In Another Day in the Death of America, Gary Younge picks a single day in American history (23rd November 2013) and tells the story of 10 young people who died as a result of gun violence on that day.  In explaining the circumstances of their deaths, Younge examines the social, cultural, historical and political factors contributing to America's gun problem.

This book was so interesting - it really appealed to the sociologist in me - and very hard to read in places.  Gun violence is so ubiquitous in the USA that shooting fatalities are almost routine.  Victims such as the ones written about here are unlikely to make the news or get any widespread attention at all outside of their own communities and it was so sad to read the interviews with their families.  Something I am absolutely clear on since reading is that the National Rifle Association are real, true life villains.

Gary Younge is tackling a big issue here but the writing was never inaccessible.  It was split into clear chapters, one for each young life, and I read it in the space of a few days.
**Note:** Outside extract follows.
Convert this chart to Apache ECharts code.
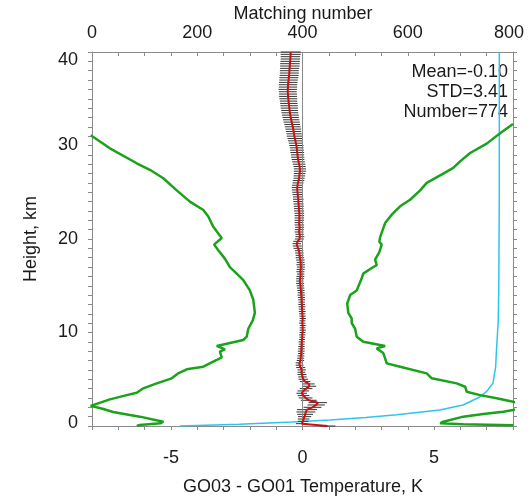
<!DOCTYPE html>
<html><head><meta charset="utf-8">
<script src="https://cdn.jsdelivr.net/npm/echarts@6/dist/echarts.min.js"></script>
<style>html,body{margin:0;padding:0;background:#fff}#c{width:531px;height:500px}</style>
</head><body><div id="c"></div>
<script>
// Height levels (km)
const heights = [0,0.25,0.5,0.75,1,1.25,1.5,1.75,2,2.25,2.5,2.75,3,3.25,3.5,3.75,4,4.25,4.5,4.75,
5,5.25,5.5,5.75,6,6.25,6.5,6.75,7,7.25,7.5,7.75,8,8.25,8.5,8.75,9,9.25,9.5,9.75,
10,10.25,10.5,10.75,11,11.25,11.5,11.75,12,12.25,12.5,12.75,13,13.25,13.5,13.75,14,14.25,14.5,14.75,
15,15.25,15.5,15.75,16,16.25,16.5,16.75,17,17.25,17.5,17.75,18,18.25,18.5,18.75,19,19.25,19.5,19.75,
20,20.25,20.5,20.75,21,21.25,21.5,21.75,22,22.25,22.5,22.75,23,23.25,23.5,23.75,24,24.25,24.5,24.75,
25,25.25,25.5,25.75,26,26.25,26.5,26.75,27,27.25,27.5,27.75,28,28.25,28.5,28.75,29,29.25,29.5,29.75,
30,30.25,30.5,30.75,31,31.25,31.5,31.75,32,32.25,32.5,32.75,33,33.25,33.5,33.75,34,34.25,34.5,34.75,
35,35.25,35.5,35.75,36,36.25,36.5,36.75,37,37.25,37.5,37.75,38,38.25,38.5,38.75,39,39.25,39.5,39.75,40];

// Mean temperature difference (K) at each level
const meanDiff = [0.95,-0.03,0.02,0.04,0.08,0.10,0.13,0.17,0.38,0.52,0.58,0.24,0.12,0.04,-0.03,0.03,0.14,0.26,0.24,0.10,
0.03,0.00,-0.02,-0.04,-0.03,-0.07,-0.11,-0.12,-0.08,-0.07,-0.06,-0.05,-0.05,-0.04,-0.04,-0.03,-0.03,-0.02,-0.01,-0.01,
0.00,0.01,0.00,0.01,-0.01,0.00,0.01,0.00,-0.01,-0.01,-0.02,-0.02,-0.03,-0.03,-0.03,-0.04,-0.05,-0.05,-0.06,-0.07,
-0.08,-0.09,-0.10,-0.09,-0.08,-0.07,-0.08,-0.07,-0.06,-0.07,-0.07,-0.08,-0.10,-0.11,-0.12,-0.13,-0.17,-0.20,-0.22,-0.18,
-0.12,-0.10,-0.11,-0.13,-0.12,-0.11,-0.12,-0.13,-0.12,-0.12,-0.12,-0.12,-0.13,-0.14,-0.14,-0.15,-0.16,-0.16,-0.17,-0.18,
-0.19,-0.20,-0.20,-0.19,-0.17,-0.15,-0.13,-0.12,-0.11,-0.10,-0.10,-0.11,-0.13,-0.15,-0.17,-0.18,-0.19,-0.20,-0.21,-0.22,
-0.23,-0.25,-0.27,-0.29,-0.31,-0.32,-0.34,-0.35,-0.37,-0.39,-0.41,-0.43,-0.45,-0.46,-0.48,-0.49,-0.50,-0.51,-0.52,-0.53,
-0.54,-0.55,-0.55,-0.56,-0.56,-0.55,-0.55,-0.54,-0.53,-0.52,-0.51,-0.50,-0.50,-0.49,-0.48,-0.48,-0.47,-0.46,-0.46,-0.45,-0.45];

// Error bar half-width (K) at each level
const errHalf = [0.30,0.22,0.20,0.22,0.25,0.30,0.36,0.38,0.34,0.33,0.35,0.30,0.26,0.22,0.20,0.22,0.24,0.26,0.22,0.20,
0.18,0.16,0.17,0.15,0.16,0.17,0.15,0.14,0.14,0.13,0.13,0.12,0.13,0.12,0.12,0.11,0.12,0.11,0.11,0.12,
0.11,0.12,0.11,0.11,0.12,0.11,0.12,0.12,0.12,0.13,0.12,0.13,0.13,0.12,0.13,0.13,0.14,0.13,0.14,0.14,
0.14,0.15,0.14,0.15,0.15,0.14,0.15,0.15,0.15,0.16,0.15,0.16,0.16,0.15,0.16,0.16,0.17,0.17,0.16,0.17,
0.17,0.17,0.16,0.17,0.17,0.17,0.18,0.17,0.18,0.18,0.18,0.18,0.19,0.18,0.19,0.19,0.19,0.20,0.19,0.20,
0.20,0.20,0.21,0.21,0.21,0.22,0.21,0.22,0.22,0.23,0.23,0.23,0.24,0.24,0.24,0.25,0.25,0.26,0.26,0.26,
0.27,0.27,0.28,0.28,0.29,0.29,0.29,0.30,0.30,0.30,0.31,0.31,0.31,0.32,0.32,0.32,0.33,0.33,0.33,0.33,
0.34,0.34,0.34,0.34,0.35,0.35,0.35,0.35,0.35,0.36,0.36,0.36,0.36,0.36,0.37,0.37,0.37,0.37,0.37,0.38,0.38];

// Green profile, left branch (K) and its heights (km)
const greenLeftT = [-8.05,-7.32,-6.3,-5.8,-5.29,-4.78,-4.28,-3.77,-3.58,-3.39,-3.2,-3.07,-3.36,-3.2,-2.95,-2.76,-2.5,-2.25,-2.0,-1.87,-1.81,-1.89,-2.06,-2.12,-2.25,-3.26,-2.95,-3.14,-3.07,-3.26,-3.77,-4.4,-4.72,-4.97,-5.54,-6.05,-6.3,-6.68,-7.32,-8.05,-7.6,-7.2,-6.56,-6.18,-5.29,-5.4,-6.18,-6.3];
const greenLeftH = [31.1,29.7,28.1,27.4,26.5,25.2,24.0,23.1,22.4,21.3,20.6,20.1,19.4,18.8,17.9,17.0,16.3,15.6,14.5,13.5,12.1,11.3,10.4,9.55,9.2,8.56,8.2,7.95,7.35,7.06,6.34,6.06,5.63,5.1,4.56,4.03,3.56,3.3,2.85,2.15,1.85,1.5,1.18,1.0,0.46,0.29,0.1,0];

// Green profile, right branch (K) and its heights (km)
const greenRightT = [8.0,7.51,7.0,6.37,5.99,5.73,5.35,4.72,4.47,4.09,3.71,3.39,3.14,2.95,2.92,3.01,2.92,2.76,2.82,2.63,2.31,2.25,2.06,1.81,1.70,1.74,1.87,1.87,2.0,2.06,2.31,3.14,2.82,3.07,3.14,3.2,3.71,4.72,4.91,5.86,6.18,6.24,6.75,7.38,8.0,8.6,8.0,7.63,6.87,6.11,5.35,5.23,6.11,8.0];
const greenRightH = [32.3,31.3,30.2,29.2,28.3,27.6,27.0,26.0,25.2,24.2,23.5,22.6,21.7,20.2,19.7,19.4,18.6,17.8,17.2,16.9,16.3,15.8,14.5,14.0,13.1,12.1,11.5,11.0,10.4,9.55,9.0,8.56,8.3,7.8,7.24,6.7,6.34,5.63,5.1,4.56,4.2,3.67,3.3,2.96,2.6,2.2,1.71,1.53,1.28,1.0,0.46,0.29,0.18,0.07];

// Matching number (top axis) and heights (km)
const matchCount = [167,280,380,452,520,579,661,705,737,750,762,767,769,772,773,774,774];
const matchH = [0,0.2,0.42,0.64,0.9,1.2,1.7,2.25,3.1,3.7,4.6,6.3,8.5,11.3,15,25,40];

const bottomLabels = [-5, 0, 5];
const topLabels = [0, 200, 400, 600, 800];
const leftLabels = [0, 10, 20, 30, 40];
const statLines = ['Mean=-0.10', 'STD=3.41', 'Number=774'];

const FONT = 'Liberation Sans, Arial, sans-serif';
const axisGray = '#8a8a8a';
const txt = '#1a1a1a';

const chart = echarts.init(document.getElementById('c'), null, {renderer: 'canvas'});

const baseAxis = {
  type: 'value',
  axisLine: {show: true, onZero: false, lineStyle: {color: axisGray, width: 1}},
  splitLine: {show: false},
  axisTick: {show: true, length: 4, lineStyle: {color: axisGray}},
  axisLabel: {fontSize: 18, fontFamily: FONT, color: txt}
};

// end labels are nudged inside the frame, as in the reference
const yRich = {
  n: {fontSize: 18, fontFamily: FONT, color: txt},
  hi: {fontSize: 18, fontFamily: FONT, color: txt, padding: [16, 0, 0, 0]},
  lo: {fontSize: 18, fontFamily: FONT, color: txt, padding: [0, 0, 6, 0]}
};
const topRich = {
  n: {fontSize: 18, fontFamily: FONT, color: txt},
  r: {fontSize: 18, fontFamily: FONT, color: txt, padding: [0, 8, 0, 0]}
};

const option = {
  animation: false,
  backgroundColor: '#fff',
  grid: {left: 92, right: 18, top: 52, bottom: 74},
  xAxis: [
    Object.assign({}, baseAxis, {min: -8, max: 8, interval: 1, position: 'bottom',
      axisTick: {show: true, inside: false, length: 4, lineStyle: {color: axisGray}},
      axisLabel: {fontSize: 18, fontFamily: FONT, color: txt, margin: 23,
        formatter: v => bottomLabels.indexOf(v) >= 0 ? String(v) : ''}}),
    Object.assign({}, baseAxis, {min: 0, max: 800, interval: 50, position: 'top',
      axisTick: {show: true, inside: true, length: 4, lineStyle: {color: axisGray}},
      axisLabel: {fontSize: 18, fontFamily: FONT, color: txt, margin: 10, rich: topRich,
        formatter: v => {
          if (topLabels.indexOf(v) < 0) return '';
          return v === topLabels[topLabels.length - 1] ? '{r|' + v + '}' : '{n|' + v + '}';
        }}})
  ],
  yAxis: [
    Object.assign({}, baseAxis, {min: 0, max: 40, interval: 1, position: 'left',
      axisTick: {show: true, inside: false, length: 4, lineStyle: {color: axisGray}},
      axisLabel: {fontSize: 18, fontFamily: FONT, color: txt, margin: 14, rich: yRich,
        formatter: v => {
          if (leftLabels.indexOf(v) < 0) return '';
          if (v === leftLabels[leftLabels.length - 1]) return '{hi|' + v + '}';
          if (v === leftLabels[0]) return '{lo|' + v + '}';
          return '{n|' + v + '}';
        }}}),
    Object.assign({}, baseAxis, {min: 0, max: 40, interval: 1, position: 'right',
      axisTick: {show: true, inside: false, length: 4, lineStyle: {color: axisGray}},
      axisLabel: {show: false}})
  ],
  series: [
    {
      type: 'line', xAxisIndex: 1, yAxisIndex: 0, symbol: 'none', z: 2,
      lineStyle: {color: '#2ec4ec', width: 1.5},
      data: matchCount.map((c, i) => [c, matchH[i]])
    },
    {
      type: 'line', xAxisIndex: 0, yAxisIndex: 0, symbol: 'none', z: 3,
      lineStyle: {color: '#1aa31a', width: 2.5},
      data: greenLeftT.map((t, i) => [t, greenLeftH[i]])
    },
    {
      type: 'line', xAxisIndex: 0, yAxisIndex: 0, symbol: 'none', z: 3,
      lineStyle: {color: '#1aa31a', width: 2.5},
      data: greenRightT.map((t, i) => [t, greenRightH[i]])
    },
    {
      type: 'custom', xAxisIndex: 0, yAxisIndex: 0, z: 4,
      encode: {x: [0, 1], y: 2},
      data: heights.map((h, i) => [meanDiff[i] - errHalf[i], meanDiff[i] + errHalf[i], h]),
      renderItem: (params, api) => {
        const a = api.coord([api.value(0), api.value(2)]);
        const b = api.coord([api.value(1), api.value(2)]);
        return {type: 'line', shape: {x1: a[0], y1: a[1], x2: b[0], y2: b[1]},
          style: {stroke: '#333', lineWidth: 1}};
      }
    },
    {
      type: 'line', xAxisIndex: 0, yAxisIndex: 0, symbol: 'none', z: 5,
      lineStyle: {color: '#cc1010', width: 2},
      data: heights.map((h, i) => [meanDiff[i], h]),
      markLine: {silent: true, symbol: 'none', label: {show: false},
        lineStyle: {color: '#8a8a8a', width: 1, type: 'solid'},
        data: [{xAxis: 0}]}
    }
  ],
  graphic: [
    {type: 'text', x: 303, y: 14, style: {text: 'Matching number', font: '18px ' + FONT, fill: txt, textAlign: 'center', textVerticalAlign: 'middle'}},
    {type: 'text', x: 303, y: 487, style: {text: 'GO03 - GO01 Temperature, K', font: '18px ' + FONT, fill: txt, textAlign: 'center', textVerticalAlign: 'middle'}},
    {type: 'text', x: 31, y: 239, rotation: Math.PI / 2, style: {text: 'Height, km', font: '18px ' + FONT, fill: txt, textAlign: 'center', textVerticalAlign: 'middle'}},
    {type: 'text', x: 508, y: 72, style: {text: statLines[0], font: '18px ' + FONT, fill: txt, textAlign: 'right', textVerticalAlign: 'middle'}},
    {type: 'text', x: 508, y: 92, style: {text: statLines[1], font: '18px ' + FONT, fill: txt, textAlign: 'right', textVerticalAlign: 'middle'}},
    {type: 'text', x: 508, y: 112, style: {text: statLines[2], font: '18px ' + FONT, fill: txt, textAlign: 'right', textVerticalAlign: 'middle'}}
  ]
};
chart.setOption(option);
</script></body></html>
The Radium Girls was an amazing read.  It tells the story of a group of young women who were employed by two factories in 1920s America to paint watch dials with luminous radium paint, an element we now know to be extremely dangerous, and their fight for justice once it became clear that their work was killing them.

The level of corruption they came up against in their quest to hold their employers accountable was astounding: corporate denial, industry cover-ups, and the seemingly never-ending legal hoops they had to jump through, all while batting the horrendous effects of radium poisoning.  Kate Moore writes explicitly about the suffering of the radium girls and pulls no punches when describing the despicable acts of their employers; it was easy to see she was passionate about her subject.

It was heartbreaking and shocking reading, but I was fascinated by these brave women and I'm sure I will be thinking of them for a long time to come.  You couldn't help but take them to your heart but it was also really interesting to read about how their ordeal shaped worker's rights and industry regulations.  They also contributed massively to our knowledge of radioactive materials today which has saved numerous lives.  Highly recommended to everyone, but especially any fellow history lovers.

I gave both these titles 5 stars and they have definitely whet my appetite for nonfiction.  If anyone has any recommendations, I'd love to hear them!